• WHAT THE TASK ASKS
Search the records below for the word "picture". Pull out each line that has it.

═════ DATASET ROWS ═════

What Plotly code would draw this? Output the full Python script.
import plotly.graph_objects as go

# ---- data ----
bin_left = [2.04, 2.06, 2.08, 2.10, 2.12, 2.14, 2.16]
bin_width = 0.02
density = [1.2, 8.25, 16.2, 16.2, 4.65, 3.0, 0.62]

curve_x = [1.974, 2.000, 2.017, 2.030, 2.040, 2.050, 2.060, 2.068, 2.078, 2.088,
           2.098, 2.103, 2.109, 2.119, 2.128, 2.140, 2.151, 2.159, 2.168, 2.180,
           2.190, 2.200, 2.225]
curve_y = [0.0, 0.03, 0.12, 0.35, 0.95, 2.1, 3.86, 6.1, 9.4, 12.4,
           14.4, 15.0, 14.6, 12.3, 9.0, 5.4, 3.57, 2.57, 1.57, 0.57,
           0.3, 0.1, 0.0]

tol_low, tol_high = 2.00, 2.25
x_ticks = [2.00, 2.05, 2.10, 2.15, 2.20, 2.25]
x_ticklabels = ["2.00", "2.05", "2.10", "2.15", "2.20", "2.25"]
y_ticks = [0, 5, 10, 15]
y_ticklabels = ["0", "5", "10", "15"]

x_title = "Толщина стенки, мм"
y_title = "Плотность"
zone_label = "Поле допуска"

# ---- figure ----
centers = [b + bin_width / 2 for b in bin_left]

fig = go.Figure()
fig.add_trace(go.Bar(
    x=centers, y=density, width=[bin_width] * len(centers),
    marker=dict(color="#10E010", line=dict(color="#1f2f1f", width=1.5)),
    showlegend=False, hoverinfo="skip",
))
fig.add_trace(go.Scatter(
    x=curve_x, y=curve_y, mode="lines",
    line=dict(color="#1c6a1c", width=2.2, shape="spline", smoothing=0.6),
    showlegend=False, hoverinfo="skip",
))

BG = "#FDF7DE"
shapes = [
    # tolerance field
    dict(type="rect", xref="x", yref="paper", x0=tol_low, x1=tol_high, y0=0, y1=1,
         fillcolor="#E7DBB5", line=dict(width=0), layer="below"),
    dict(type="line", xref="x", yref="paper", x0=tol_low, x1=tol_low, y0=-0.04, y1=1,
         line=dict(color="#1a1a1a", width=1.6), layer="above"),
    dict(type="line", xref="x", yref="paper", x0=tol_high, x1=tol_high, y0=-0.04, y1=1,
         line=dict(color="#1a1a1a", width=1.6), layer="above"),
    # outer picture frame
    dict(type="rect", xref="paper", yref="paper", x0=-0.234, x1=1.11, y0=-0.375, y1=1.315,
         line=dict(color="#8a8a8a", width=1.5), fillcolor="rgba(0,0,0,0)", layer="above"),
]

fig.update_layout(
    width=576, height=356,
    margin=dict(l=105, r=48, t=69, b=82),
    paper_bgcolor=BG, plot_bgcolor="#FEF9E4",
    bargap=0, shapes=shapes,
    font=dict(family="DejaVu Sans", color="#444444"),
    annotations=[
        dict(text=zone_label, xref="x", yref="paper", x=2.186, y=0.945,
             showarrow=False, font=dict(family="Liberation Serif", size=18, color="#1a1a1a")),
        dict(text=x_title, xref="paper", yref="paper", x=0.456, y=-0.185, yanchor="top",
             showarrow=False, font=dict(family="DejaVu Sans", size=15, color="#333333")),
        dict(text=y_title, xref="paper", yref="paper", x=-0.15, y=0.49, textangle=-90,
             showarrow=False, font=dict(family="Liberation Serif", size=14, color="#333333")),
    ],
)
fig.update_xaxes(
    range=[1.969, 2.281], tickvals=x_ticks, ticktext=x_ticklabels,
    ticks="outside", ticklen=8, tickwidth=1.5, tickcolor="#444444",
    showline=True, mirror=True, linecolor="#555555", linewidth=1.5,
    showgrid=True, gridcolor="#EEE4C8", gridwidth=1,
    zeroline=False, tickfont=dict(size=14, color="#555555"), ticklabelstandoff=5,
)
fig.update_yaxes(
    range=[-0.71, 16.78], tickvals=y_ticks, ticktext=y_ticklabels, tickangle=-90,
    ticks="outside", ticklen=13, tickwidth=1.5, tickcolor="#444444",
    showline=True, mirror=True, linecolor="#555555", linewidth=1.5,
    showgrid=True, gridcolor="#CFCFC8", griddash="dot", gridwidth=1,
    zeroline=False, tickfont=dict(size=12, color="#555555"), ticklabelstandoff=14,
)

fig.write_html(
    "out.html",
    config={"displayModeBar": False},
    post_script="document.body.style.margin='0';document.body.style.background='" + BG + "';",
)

═════
═════ DATASET ROWS ═════

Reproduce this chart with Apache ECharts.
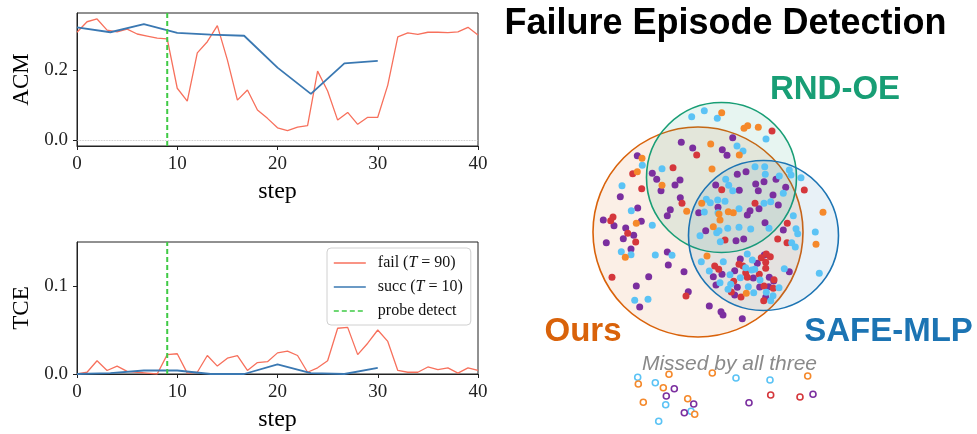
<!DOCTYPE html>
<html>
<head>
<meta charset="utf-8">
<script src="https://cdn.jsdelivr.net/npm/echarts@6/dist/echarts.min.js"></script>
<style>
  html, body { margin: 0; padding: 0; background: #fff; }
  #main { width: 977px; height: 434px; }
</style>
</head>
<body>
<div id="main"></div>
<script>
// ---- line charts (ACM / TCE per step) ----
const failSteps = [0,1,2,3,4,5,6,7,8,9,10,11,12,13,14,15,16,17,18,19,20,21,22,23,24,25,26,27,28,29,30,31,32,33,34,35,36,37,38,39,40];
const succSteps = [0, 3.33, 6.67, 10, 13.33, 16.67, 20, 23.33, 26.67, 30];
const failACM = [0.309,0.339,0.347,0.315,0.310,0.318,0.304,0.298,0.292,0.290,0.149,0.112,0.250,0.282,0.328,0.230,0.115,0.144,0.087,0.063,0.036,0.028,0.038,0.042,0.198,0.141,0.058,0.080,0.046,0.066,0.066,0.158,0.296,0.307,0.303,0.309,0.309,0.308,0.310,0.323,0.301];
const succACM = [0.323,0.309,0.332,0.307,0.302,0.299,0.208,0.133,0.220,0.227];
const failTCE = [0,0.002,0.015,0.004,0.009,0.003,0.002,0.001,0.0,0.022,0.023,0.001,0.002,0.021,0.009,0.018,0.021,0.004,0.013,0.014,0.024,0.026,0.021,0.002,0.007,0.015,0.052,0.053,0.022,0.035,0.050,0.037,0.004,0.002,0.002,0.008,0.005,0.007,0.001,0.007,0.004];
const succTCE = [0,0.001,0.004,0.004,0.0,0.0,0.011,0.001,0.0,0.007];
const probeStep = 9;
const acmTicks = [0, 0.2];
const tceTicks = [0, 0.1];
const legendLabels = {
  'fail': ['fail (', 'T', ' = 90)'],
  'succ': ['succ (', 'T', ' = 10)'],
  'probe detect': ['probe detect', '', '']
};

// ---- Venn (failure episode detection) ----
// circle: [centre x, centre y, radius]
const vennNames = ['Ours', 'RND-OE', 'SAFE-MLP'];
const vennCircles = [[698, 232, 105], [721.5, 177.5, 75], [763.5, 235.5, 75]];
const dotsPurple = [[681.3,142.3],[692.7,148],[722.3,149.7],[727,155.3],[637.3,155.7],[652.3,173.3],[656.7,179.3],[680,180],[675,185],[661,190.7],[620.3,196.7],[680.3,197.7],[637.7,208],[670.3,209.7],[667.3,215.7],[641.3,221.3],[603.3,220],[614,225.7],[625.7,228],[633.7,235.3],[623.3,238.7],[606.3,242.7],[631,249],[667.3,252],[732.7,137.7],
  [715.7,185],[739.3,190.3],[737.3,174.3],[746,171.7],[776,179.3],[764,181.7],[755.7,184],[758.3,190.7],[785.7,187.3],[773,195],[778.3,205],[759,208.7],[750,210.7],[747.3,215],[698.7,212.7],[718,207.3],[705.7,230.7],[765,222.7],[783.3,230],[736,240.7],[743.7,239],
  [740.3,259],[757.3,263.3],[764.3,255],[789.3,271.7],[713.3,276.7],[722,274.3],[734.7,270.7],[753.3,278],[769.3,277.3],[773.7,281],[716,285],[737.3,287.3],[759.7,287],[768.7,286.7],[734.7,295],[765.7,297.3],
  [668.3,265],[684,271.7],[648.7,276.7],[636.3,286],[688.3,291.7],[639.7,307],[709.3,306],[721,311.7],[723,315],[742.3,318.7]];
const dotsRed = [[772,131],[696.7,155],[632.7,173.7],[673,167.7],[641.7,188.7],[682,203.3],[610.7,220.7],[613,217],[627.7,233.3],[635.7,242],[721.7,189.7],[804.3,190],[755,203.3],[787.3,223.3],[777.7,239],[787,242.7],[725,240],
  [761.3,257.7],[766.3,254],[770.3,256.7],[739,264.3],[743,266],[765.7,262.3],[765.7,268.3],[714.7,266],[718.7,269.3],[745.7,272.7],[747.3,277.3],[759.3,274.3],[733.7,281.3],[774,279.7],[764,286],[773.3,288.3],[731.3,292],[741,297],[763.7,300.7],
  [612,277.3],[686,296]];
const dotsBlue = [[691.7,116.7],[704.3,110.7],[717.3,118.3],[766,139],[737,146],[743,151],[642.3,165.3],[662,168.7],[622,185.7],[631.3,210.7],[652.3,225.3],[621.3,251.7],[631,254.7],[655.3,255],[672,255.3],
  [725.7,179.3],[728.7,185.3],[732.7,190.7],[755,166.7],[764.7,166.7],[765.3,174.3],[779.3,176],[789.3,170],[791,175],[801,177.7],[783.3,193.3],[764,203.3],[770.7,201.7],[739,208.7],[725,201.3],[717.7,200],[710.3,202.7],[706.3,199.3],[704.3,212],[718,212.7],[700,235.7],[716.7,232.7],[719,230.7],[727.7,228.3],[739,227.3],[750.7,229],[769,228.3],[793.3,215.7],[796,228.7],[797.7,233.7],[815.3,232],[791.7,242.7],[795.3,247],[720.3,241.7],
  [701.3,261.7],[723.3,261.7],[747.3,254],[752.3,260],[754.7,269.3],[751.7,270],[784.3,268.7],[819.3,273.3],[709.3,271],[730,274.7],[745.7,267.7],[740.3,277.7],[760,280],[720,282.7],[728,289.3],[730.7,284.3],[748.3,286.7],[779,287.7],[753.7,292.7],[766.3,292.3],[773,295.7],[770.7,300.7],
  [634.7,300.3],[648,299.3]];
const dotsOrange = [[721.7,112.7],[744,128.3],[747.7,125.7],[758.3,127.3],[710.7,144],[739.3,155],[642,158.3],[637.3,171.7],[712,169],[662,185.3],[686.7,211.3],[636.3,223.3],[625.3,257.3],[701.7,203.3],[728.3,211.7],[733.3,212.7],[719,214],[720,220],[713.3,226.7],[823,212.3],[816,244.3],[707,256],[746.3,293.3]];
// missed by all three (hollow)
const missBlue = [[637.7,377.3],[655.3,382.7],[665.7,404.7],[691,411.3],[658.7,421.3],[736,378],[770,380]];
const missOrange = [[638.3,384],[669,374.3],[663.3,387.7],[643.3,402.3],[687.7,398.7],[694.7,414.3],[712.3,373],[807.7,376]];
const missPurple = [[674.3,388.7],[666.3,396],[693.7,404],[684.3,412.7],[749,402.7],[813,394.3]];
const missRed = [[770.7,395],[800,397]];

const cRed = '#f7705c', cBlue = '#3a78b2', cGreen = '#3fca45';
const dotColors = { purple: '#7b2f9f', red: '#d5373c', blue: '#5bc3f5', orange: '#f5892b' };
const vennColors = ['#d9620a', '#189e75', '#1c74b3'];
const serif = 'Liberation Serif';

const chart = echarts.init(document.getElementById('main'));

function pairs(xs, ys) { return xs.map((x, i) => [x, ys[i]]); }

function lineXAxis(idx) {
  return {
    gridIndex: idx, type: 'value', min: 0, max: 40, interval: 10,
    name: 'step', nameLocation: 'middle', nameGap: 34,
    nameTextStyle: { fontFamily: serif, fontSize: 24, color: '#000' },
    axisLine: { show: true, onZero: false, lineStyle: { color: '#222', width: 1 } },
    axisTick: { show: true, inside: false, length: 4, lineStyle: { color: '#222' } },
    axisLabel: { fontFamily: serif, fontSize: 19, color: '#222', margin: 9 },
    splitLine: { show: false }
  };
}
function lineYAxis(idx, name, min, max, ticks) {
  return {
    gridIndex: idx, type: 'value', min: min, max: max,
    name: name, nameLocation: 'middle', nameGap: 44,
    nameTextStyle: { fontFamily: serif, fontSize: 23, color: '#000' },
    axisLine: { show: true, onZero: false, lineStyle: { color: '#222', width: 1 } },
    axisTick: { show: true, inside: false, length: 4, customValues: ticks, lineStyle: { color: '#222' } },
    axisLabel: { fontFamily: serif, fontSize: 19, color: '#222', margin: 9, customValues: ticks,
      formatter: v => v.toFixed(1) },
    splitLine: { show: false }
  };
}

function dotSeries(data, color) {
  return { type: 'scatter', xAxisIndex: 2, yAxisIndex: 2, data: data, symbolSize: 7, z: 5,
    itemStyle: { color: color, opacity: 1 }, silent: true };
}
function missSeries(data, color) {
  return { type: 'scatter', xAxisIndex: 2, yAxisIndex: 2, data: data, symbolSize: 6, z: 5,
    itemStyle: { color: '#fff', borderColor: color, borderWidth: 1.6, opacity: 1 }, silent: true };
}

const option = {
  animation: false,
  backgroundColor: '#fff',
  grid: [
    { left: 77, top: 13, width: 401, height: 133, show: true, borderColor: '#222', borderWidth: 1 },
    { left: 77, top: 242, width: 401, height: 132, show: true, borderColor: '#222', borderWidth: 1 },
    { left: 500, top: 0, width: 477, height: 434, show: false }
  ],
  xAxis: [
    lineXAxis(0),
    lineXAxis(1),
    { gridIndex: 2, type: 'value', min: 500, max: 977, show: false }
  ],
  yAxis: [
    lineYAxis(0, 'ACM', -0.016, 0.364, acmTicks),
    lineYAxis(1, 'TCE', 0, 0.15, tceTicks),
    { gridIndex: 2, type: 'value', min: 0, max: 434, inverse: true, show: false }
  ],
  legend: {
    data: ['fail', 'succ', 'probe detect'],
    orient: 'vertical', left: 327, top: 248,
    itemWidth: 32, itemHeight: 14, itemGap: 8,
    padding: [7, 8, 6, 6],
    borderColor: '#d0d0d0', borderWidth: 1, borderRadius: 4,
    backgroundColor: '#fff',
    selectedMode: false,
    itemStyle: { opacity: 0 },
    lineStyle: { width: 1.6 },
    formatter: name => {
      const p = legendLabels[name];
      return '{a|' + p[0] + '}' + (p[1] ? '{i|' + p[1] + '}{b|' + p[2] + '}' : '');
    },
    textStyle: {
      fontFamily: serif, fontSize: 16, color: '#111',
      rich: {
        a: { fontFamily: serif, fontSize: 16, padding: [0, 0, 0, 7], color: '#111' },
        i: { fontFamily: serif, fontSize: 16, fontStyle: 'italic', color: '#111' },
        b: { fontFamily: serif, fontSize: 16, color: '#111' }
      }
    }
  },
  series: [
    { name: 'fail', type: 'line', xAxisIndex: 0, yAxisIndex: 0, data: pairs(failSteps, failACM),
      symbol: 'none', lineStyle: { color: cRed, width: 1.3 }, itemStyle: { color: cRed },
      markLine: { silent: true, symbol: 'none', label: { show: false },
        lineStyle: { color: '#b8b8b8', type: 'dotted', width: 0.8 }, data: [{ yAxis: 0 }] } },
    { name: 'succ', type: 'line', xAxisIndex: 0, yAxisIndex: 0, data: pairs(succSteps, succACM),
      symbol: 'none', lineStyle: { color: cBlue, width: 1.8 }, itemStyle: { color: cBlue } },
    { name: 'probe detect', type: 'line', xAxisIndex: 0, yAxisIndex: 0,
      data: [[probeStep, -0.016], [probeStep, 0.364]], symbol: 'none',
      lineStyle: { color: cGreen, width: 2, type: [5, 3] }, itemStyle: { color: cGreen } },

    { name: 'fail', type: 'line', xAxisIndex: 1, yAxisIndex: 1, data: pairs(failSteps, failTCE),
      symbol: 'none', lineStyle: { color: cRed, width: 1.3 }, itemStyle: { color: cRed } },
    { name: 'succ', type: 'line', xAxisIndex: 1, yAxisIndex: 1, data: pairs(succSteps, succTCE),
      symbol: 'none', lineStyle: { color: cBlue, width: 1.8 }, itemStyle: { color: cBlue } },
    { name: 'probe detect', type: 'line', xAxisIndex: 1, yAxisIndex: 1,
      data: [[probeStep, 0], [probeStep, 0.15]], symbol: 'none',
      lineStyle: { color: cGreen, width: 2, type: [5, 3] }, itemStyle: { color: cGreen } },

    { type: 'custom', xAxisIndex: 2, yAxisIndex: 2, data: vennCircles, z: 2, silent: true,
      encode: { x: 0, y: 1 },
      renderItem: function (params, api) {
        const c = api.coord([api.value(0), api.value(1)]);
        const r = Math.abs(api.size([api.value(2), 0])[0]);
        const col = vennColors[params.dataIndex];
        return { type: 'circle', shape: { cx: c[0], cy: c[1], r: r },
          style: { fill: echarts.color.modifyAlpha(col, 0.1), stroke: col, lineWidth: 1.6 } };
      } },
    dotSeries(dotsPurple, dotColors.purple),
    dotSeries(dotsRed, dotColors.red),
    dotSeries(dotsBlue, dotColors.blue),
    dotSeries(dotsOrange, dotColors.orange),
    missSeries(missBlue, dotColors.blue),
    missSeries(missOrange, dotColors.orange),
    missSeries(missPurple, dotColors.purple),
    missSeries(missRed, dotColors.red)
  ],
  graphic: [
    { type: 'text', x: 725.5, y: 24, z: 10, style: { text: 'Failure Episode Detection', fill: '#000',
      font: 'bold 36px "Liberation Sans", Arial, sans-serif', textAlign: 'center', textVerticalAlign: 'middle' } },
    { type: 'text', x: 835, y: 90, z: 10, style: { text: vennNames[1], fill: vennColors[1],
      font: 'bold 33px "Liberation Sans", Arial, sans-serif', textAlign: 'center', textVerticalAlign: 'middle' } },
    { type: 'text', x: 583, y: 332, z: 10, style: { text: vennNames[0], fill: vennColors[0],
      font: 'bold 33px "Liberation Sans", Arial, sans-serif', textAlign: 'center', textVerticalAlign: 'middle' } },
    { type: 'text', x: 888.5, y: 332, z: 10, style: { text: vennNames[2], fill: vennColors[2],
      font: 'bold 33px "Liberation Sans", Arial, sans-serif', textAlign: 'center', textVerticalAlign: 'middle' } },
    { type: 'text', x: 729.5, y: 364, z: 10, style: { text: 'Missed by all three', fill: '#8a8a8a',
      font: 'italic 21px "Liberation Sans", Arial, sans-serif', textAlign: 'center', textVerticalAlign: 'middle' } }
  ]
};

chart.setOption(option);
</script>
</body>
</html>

═════
═════ DATASET ROWS ═════

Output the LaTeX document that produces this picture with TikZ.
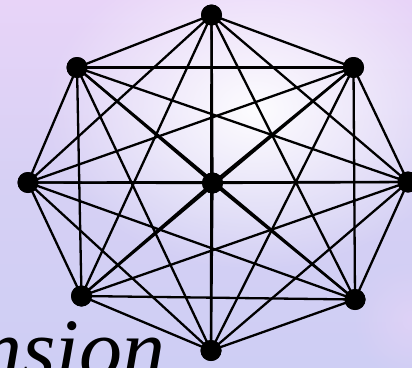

═════

• RESPONSE FOR THIS EXERCISE
    # outer picture frame
Output the LaTeX document that produces this picture with TikZ.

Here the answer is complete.